Friday, April 6, 2012

Books I read in March

I'm happy to say last month I did a little better than the previous months, but only a little. Instead of 2, I managed to read 3 books. Woohoo for me! Not only did I read more, I also diverted from my usual genre. Only one of the novels was a crime novel, but I read some fantasy YA too, and a creepy gay thriller.


Live Wire by Harlan Coben (crime/suspense)
Live Wire is one of the many books I've read by Coben and it's also number 10 (it could be the 8th or the 12th, the latest anyway) in the Myron Bolitar series. I'm not sure what I could say about this novel that I haven't said about any of the previous ones. It was a fun read - just like all the others.

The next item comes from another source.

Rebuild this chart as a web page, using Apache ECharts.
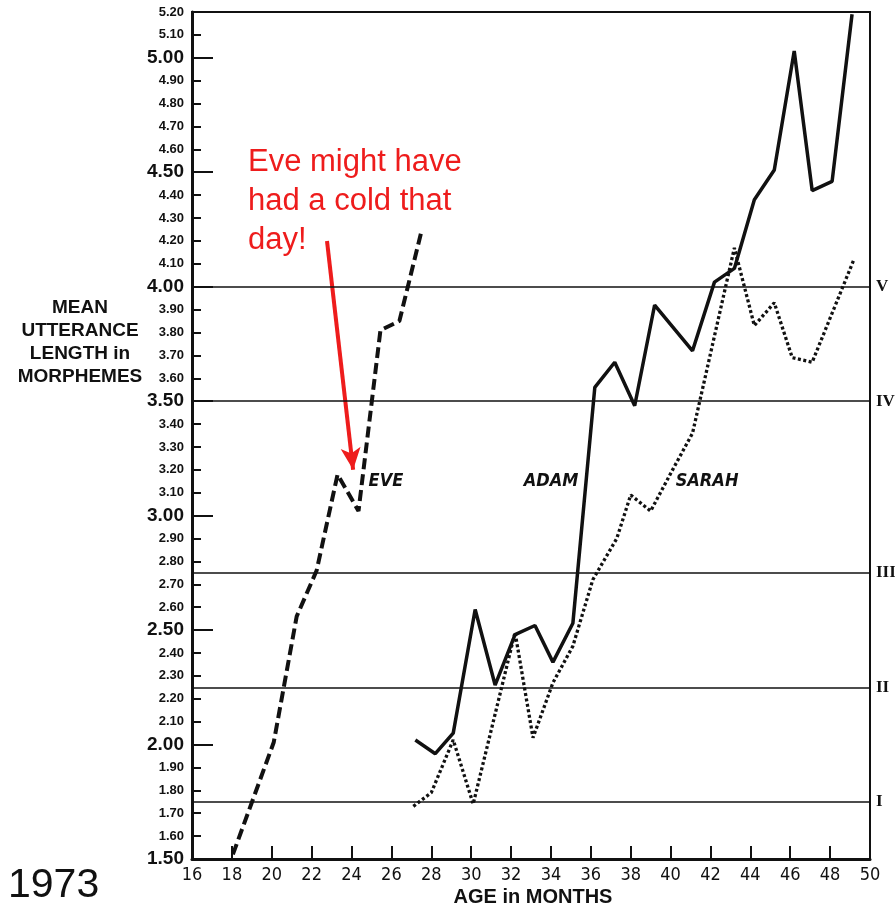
<!DOCTYPE html>
<html>
<head>
<meta charset="utf-8">
<script src="https://cdn.jsdelivr.net/npm/echarts@6/dist/echarts.min.js"></script>
<style>
  html, body { margin: 0; padding: 0; background: #ffffff; }
  #chart { width: 895px; height: 910px; }
</style>
</head>
<body>
<div id="chart"></div>
<script>
// Mean length of utterance (morphemes) by age (months)
const eveData = [
  [18.05, 1.52], [20.1, 2.01], [21.25, 2.56], [22.25, 2.76], [23.3, 3.18],
  [24.35, 3.02], [25.45, 3.81], [26.4, 3.85], [27.5, 4.24]
];
const adamData = [
  [27.2, 2.02], [28.2, 1.96], [29.1, 2.05], [30.2, 2.59], [31.2, 2.26],
  [32.2, 2.48], [33.2, 2.52], [34.1, 2.36], [35.1, 2.53], [36.2, 3.56],
  [37.2, 3.67], [38.2, 3.48], [39.2, 3.92], [41.1, 3.72], [42.2, 4.02],
  [43.2, 4.08], [44.2, 4.38], [45.2, 4.51], [46.2, 5.03], [47.1, 4.42],
  [48.1, 4.46], [49.1, 5.19]
];
const sarahData = [
  [27.1, 1.73], [28.0, 1.79], [29.1, 2.02], [30.1, 1.74], [32.2, 2.49],
  [33.1, 2.03], [34.1, 2.27], [35.1, 2.43], [36.1, 2.72], [37.3, 2.90],
  [38.0, 3.09], [39.0, 3.02], [40.1, 3.20], [41.1, 3.36], [43.2, 4.17],
  [44.2, 3.83], [45.2, 3.93], [46.1, 3.69], [47.1, 3.67], [49.2, 4.12]
];
// Stage boundaries (Brown's stages I–V)
const stageValues = [1.75, 2.25, 2.75, 3.50, 4.00];
const stageNames = ['I', 'II', 'III', 'IV', 'V'];
const childNames = ['EVE', 'ADAM', 'SARAH'];
const xTicks = { min: 16, max: 50, step: 2 };
const yTicks = { min: 1.5, max: 5.2, step: 0.1, majorStep: 0.5 };

const condensed = "'Liberation Sans Narrow', 'DejaVu Sans Condensed', 'Liberation Sans', Arial, sans-serif";
const sans = "'Liberation Sans', Arial, sans-serif";

const chart = echarts.init(document.getElementById('chart'), null, { renderer: 'canvas' });

const nameLabel = (text) => ({
  show: true, position: 'right', distance: 0, formatter: text,
  fontFamily: condensed, fontSize: 18, fontStyle: 'italic', fontWeight: 'bold', color: '#111'
});

const option = {
  backgroundColor: '#ffffff',
  animation: false,
  grid: {
    left: 192, right: 25, top: 12, bottom: 51,
    show: true, borderColor: '#111', borderWidth: 2, backgroundColor: 'transparent'
  },
  xAxis: {
    type: 'value', min: xTicks.min, max: xTicks.max, interval: xTicks.step,
    axisLine: { show: true, lineStyle: { color: '#111', width: 3 } },
    axisTick: { show: true, inside: true, length: 13, lineStyle: { color: '#111', width: 2 } },
    axisLabel: { color: '#111', fontFamily: condensed, fontSize: 18, margin: 7 },
    splitLine: { show: false }
  },
  yAxis: [
    {
      type: 'value', min: yTicks.min, max: yTicks.max, interval: yTicks.step,
      axisLine: { show: true, lineStyle: { color: '#111', width: 3 } },
      axisTick: { show: true, inside: true, length: 9, lineStyle: { color: '#111', width: 2 } },
      axisLabel: {
        margin: 8,
        formatter: (v) => {
          const major = Math.round(v * 100) % 50 === 0;
          return (major ? '{b|' : '{s|') + v.toFixed(2) + '}';
        },
        rich: {
          b: { fontFamily: sans, fontWeight: 'bold', fontSize: 19, color: '#111' },
          s: { fontFamily: sans, fontWeight: 'bold', fontSize: 13, color: '#111' }
        }
      },
      splitLine: { show: false }
    },
    {
      type: 'value', min: yTicks.min, max: yTicks.max, interval: yTicks.majorStep,
      position: 'left',
      axisLine: { show: false },
      axisTick: { show: true, inside: true, length: 21, lineStyle: { color: '#111', width: 2 } },
      axisLabel: { show: false },
      splitLine: { show: false }
    }
  ],
  series: [
    {
      name: childNames[0], type: 'line', data: eveData, symbol: 'none',
      lineStyle: { color: '#111', width: 4, type: [11, 5] },
      markPoint: {
        symbol: 'rect', symbolSize: 1, itemStyle: { color: 'rgba(0,0,0,0)' },
        data: [{ coord: [24.83, 3.15], label: nameLabel(childNames[0]) }]
      },
      markLine: {
        silent: true, animation: false,
        symbol: ['none', 'arrow'], symbolSize: [15, 22],
        lineStyle: { color: '#ee1c1c', width: 4, type: 'solid' },
        label: { show: false },
        data: [[{ coord: [22.77, 4.20] }, { coord: [24.08, 3.20] }]]
      },
      z: 3
    },
    {
      name: childNames[1], type: 'line', data: adamData, symbol: 'none',
      lineStyle: { color: '#111', width: 3.5, type: 'solid' },
      markPoint: {
        symbol: 'rect', symbolSize: 1, itemStyle: { color: 'rgba(0,0,0,0)' },
        data: [{ coord: [32.61, 3.15], label: nameLabel(childNames[1]) }]
      },
      markLine: {
        silent: true, animation: false, symbol: ['none', 'none'],
        lineStyle: { color: '#111', width: 1.6, type: 'solid' },
        label: {
          show: true, position: 'end', distance: 6,
          fontFamily: "'Liberation Serif', 'Times New Roman', serif",
          fontWeight: 'bold', fontSize: 17, color: '#111',
          formatter: (p) => stageNames[p.dataIndex]
        },
        data: stageValues.map((v) => ({ yAxis: v }))
      },
      z: 3
    },
    {
      name: childNames[2], type: 'line', data: sarahData, symbol: 'none',
      lineStyle: { color: '#111', width: 3.3, type: [3, 2.5], cap: 'butt' },
      markPoint: {
        symbol: 'rect', symbolSize: 1, itemStyle: { color: 'rgba(0,0,0,0)' },
        data: [{ coord: [40.23, 3.15], label: nameLabel(childNames[2]) }]
      },
      z: 3
    }
  ],
  graphic: [
    {
      type: 'text', z: 10,
      style: {
        x: 80, y: 296, text: 'MEAN\nUTTERANCE\nLENGTH in\nMORPHEMES',
        font: 'bold 19px ' + sans, fill: '#111', textAlign: 'center', lineHeight: 23
      }
    },
    {
      type: 'text', z: 10,
      style: {
        x: 533, y: 897, text: 'AGE in MONTHS',
        font: 'bold 20px ' + sans, fill: '#111', textAlign: 'center', textVerticalAlign: 'middle'
      }
    },
    {
      type: 'text', z: 10,
      style: {
        x: 8, y: 886, text: '1973',
        font: '41px ' + sans, fill: '#111', textAlign: 'left', textVerticalAlign: 'middle'
      }
    },
    {
      type: 'text', z: 10,
      style: {
        x: 248, y: 143, text: 'Eve might have\nhad a cold that\nday!',
        font: '31px ' + sans, fill: '#ee1c1c', textAlign: 'left', lineHeight: 39
      }
    }
  ]
};

chart.setOption(option);
</script>
</body>
</html>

Myron Bolitar is a former basketball star turned sports rep, and he is also a bit of a private investigator. Somehow there is also some trouble he needs to sort out and he does this with the help of Win, his best friend and a bit of a psychopath. This time it's one of his clients that needs his help and once Myron starts investigating it turns out it has something to do with his brother and his wife (who he lost contact with 15 years ago).

This novel isn't very original, but it's good at what it's supposed to do: give you a fast-paced, well-written, entertaining crime novel.


The Replacement by Brenna Yovanoff (YA fantasy)
I'm not usually a big fan of YA novels and I don't really understand why they are so popular these day. Not with adults that is. I read lots of YA when I was a young adult and a period after that, but at 35 it gets a little boring to keep reading about high school kids and all their drama. Having said that, I quite enjoyed the Replacement.


It tells the story of Mackie, who has a hard time fitting in in high school. Not just for the usual reasons, but because he is not really human. Mackie replaced the real Mackie as a baby and now he is pretending to be something he's not. This isn't very easy as he has some peculiar allergies, including iron, blood and consecrated ground. Mackie is not the first replacement in the small town, but it's something no one really talks about. Until another little kid goes missing and Mackie travels to the Slag heap to rescue the kid and find out where he really comes from. Of course, while doing so he learns who he really is and finally finds his place in the world.

What can I say? It was well-written, interesting and a fun read. It was a bit unbelievable, but then I'm not big into fantasy. I can understand why many people liked it, as it's original and written in a way that makes you want to keep reading (which is easy to do as the book isn't all that big). Still, at the end of the day it's a YA novel and I really don't think it's my kind of genre.


Troll: a love story by Johanna Sinisalo (thriller, fantasy, gay)
I bought this book because many people said good things about it and it seemed like an intriguing read. What I learned from this is that nothing is a subjective as what makes for a good book. I sure did not think this novel qualified. Sure, the topic is very interesting if not intriguing: Guy finds a troll one night and decides to take it home to look after it. As time goes on he start to care more and more for his "pet" and the two form a strong bond.

There's two things I didn't really like about this books. Firstly, the way it was written. The story is told in (very) short chapters each telling the story from a different perspective. This can be a nice way to read a book sometimes, but the chapters were so short that I found it very hard to get into the story. This would have been ok if those chapters were not alternated by pages and pages of unnecessary information about trolls, like the history of trolls, random troll poems etc. I ended up just skipping these parts.


The actual story was kind of interesting, or it could have been if we had had a little more of it and more time had been taken to give the characters some back story and developed their relationships further. For example, I really don't know why the neighbor lady got such a big part in the novel, as her story wasn't very interesting or necessary for the story that was being told.

The story about the bond that forms between the guy and the troll...I'm not sure what to say about that. I had a very hard time understanding why they would have such a connection, especially since the troll seemed like a rather wild animal without many ways to communicate. The fact that the main character got so turned on by the troll was very hard to believe, and I also found it quite disturbing. I cannot believe it wasn't mentioned in any of the reviews I read about this novel.

In sum, Troll might sound like an intriguing read but I would advice you to just take my word for it and stay far away from it.